Simples - keep legal aid in scope as it presently is or the most seriously injured will pay

Monday, January 9, 2012


Knock on costs estimated at THREE times predicted government saving

Cutting legal aid for those who have suffered clinical negligence would cost the Government (i.e. the taxpayer), millions of pounds more that it would save Ken Clarke’s Ministry of Justice (MoJ), confirms independent research by Kings College published today by the Law Society.

Unintended Consequences: the cost of the Government’s Legal Aid Reforms (“the Report”) vindicates what campaigners Action against Medical Accidents (AvMA – the charity for patient safety and justice) have been saying since the proposal, one of a host of controversial cuts contained in the Legal Aid Sentencing and Punishment of Offenders Bill (LASPO), was announced.

The Report shows that the cuts proposed in LASPO will give rise to unbudgeted costs of at least £139M, undermining Ken Clarke’s contribution to the Government’s deficit reduction target.

The specific chapter on Clinical Negligence can be found at pages 65-71.  It shows that knock-on costs for Clinical Negligence alone amount to THREE times the predicted government saving.  A proposed budget saving of £10.5m set against knock-on costs of around £28.5m with a net loss of around £18m. This, will, in most part, be shouldered by the NHS.

Unsurprisingly the NHS Litigation Authority itself has already registered opposition to these cuts stating that legal aid is by far the fairest and most economical way to fund these claims; and that Lord Justice Jackson, architect of the Government’s controversial reforms to Conditional Fee Agreements (CFAs or “no win, no fee” agreements), predicated his proposals on there being a system of legal aid still in place. He has said that clinical negligence in particular should remain in scope for legal aid.

Now, the Government faces a rebellion and possible defeat in the Lords unless it drops its plan.
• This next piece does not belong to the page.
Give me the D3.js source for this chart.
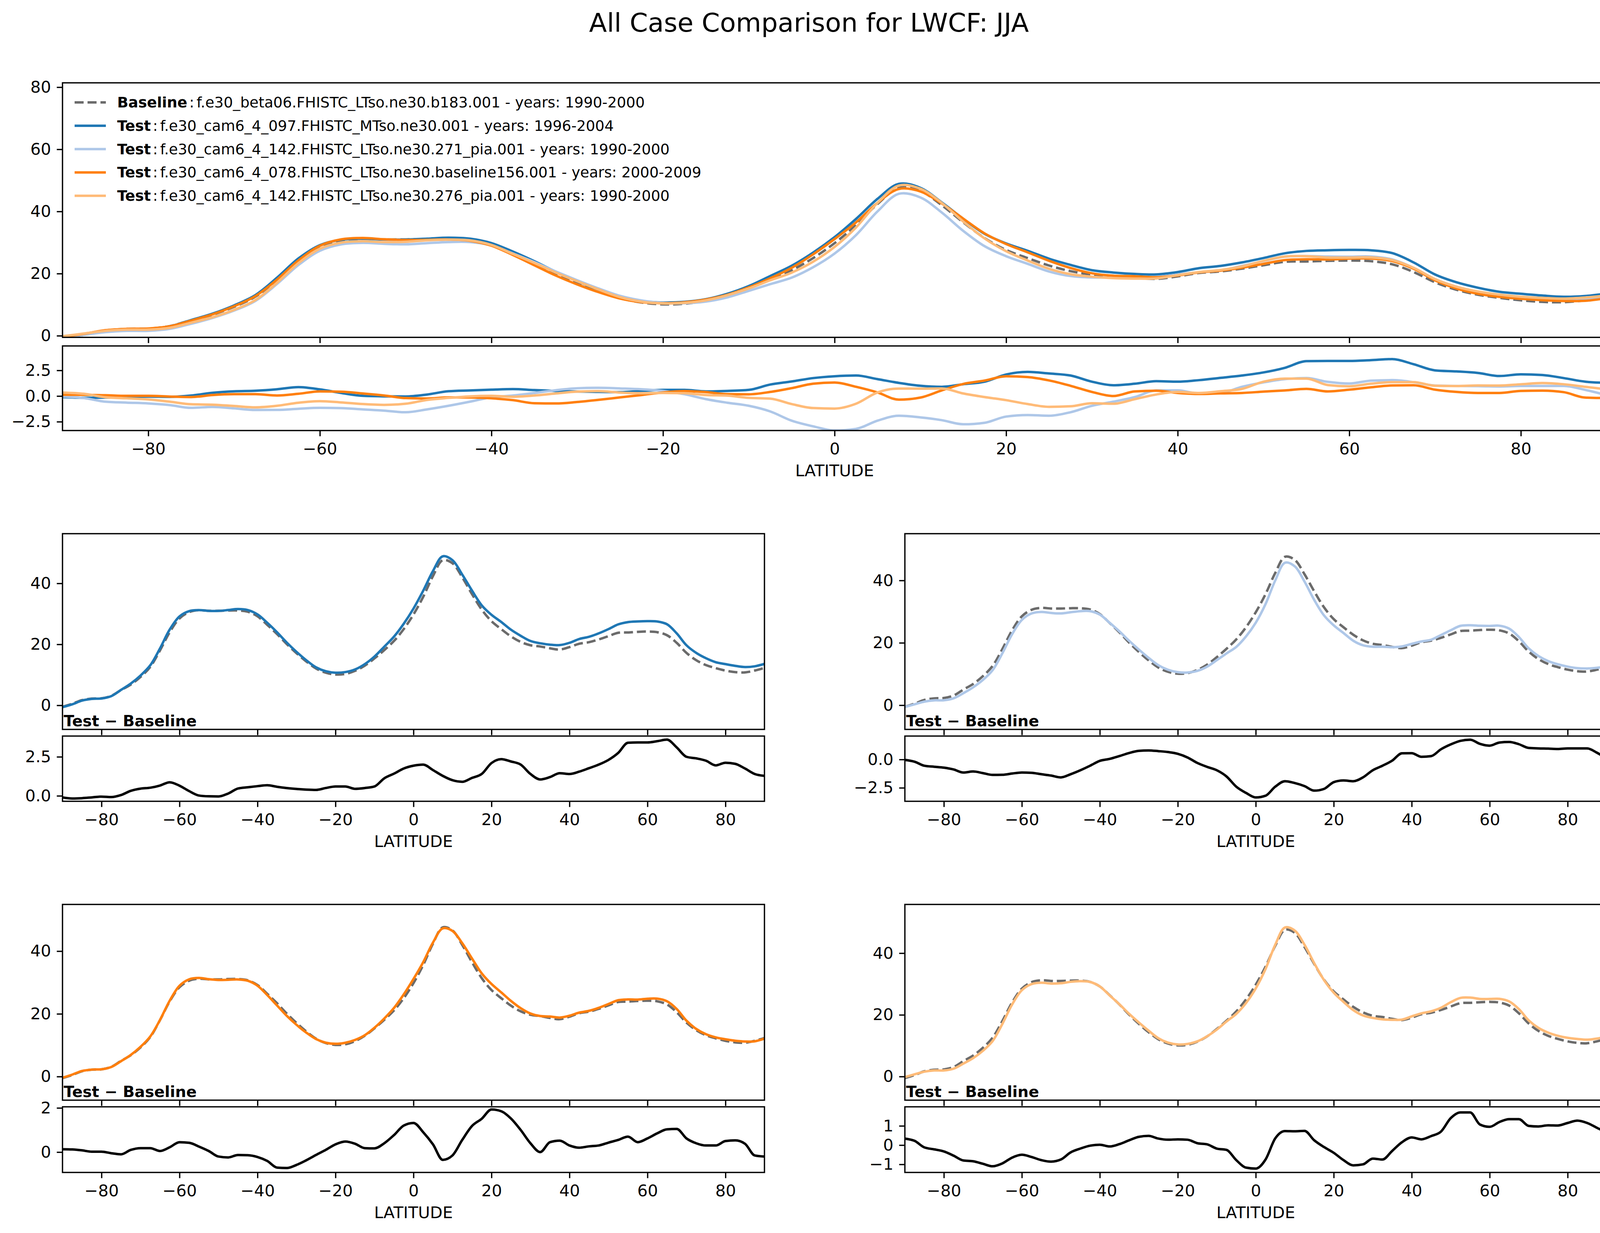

Influential Liberal Democrat peers Lord Carlile and Lord Thomas are championing an amendment to keep clinical negligence in scope for legal aid. The Bill is due to be debated on January 10th.

Peter Walsh, Chief Executive of AvMA said:

“Cutting legal aid for clinical negligence is just bonkers whichever way you look at it. Either the Government is being deeply cynical and people injured by clinical negligence simply won’t be able to access justice, or the taxpayer and the NHS will be hit hard at a time it can least afford it. As the Report states, ‘there is certainly no economic justification for these changes’ (para 9.4.5)”.

Walsh continues, “The Report’s findings also validate our decision to launch Judicial Review proceedings in which we contend that the MOJs consultation, culminating in the Response of 21 June 2011, was manifestly flawed.”

One of the Report’s key conclusions highlights ‘the lack of robust data on numerous elements of the Civil justice system’(9.4.5), echoing AvMA’s grave concerns about the evidence the government used or had access to when supplying reasons for its Response. As a result of its findings, the Report importantly insists that ‘the government addresses the Justice Select Committee’s request for a full and proper appraisal of the knock-on costs before these changes are enacted’. (9.4.7)

Walsh concludes, “It is evident and shown in this Report, that the government has failed to prove two of its key assumptions supporting its proposals, these being, that the new regime will result in significant savings or that the potential savings alone justify the proposed changes.”

AvMA point out that there are even further unintended consequences and costs of cutting legal aid for clinical negligence. The patient safety experts are concerned that if people are unable to pursue claims then errors will not come to light and opportunities for improving patient safety missed. This would result in immeasurable human cost as well as huge costs for the NHS. Further, the clinical negligence legal market would be thrown open to non specialist solicitors and claims farmers, with none of the quality control afforded by publicly funded legal aid.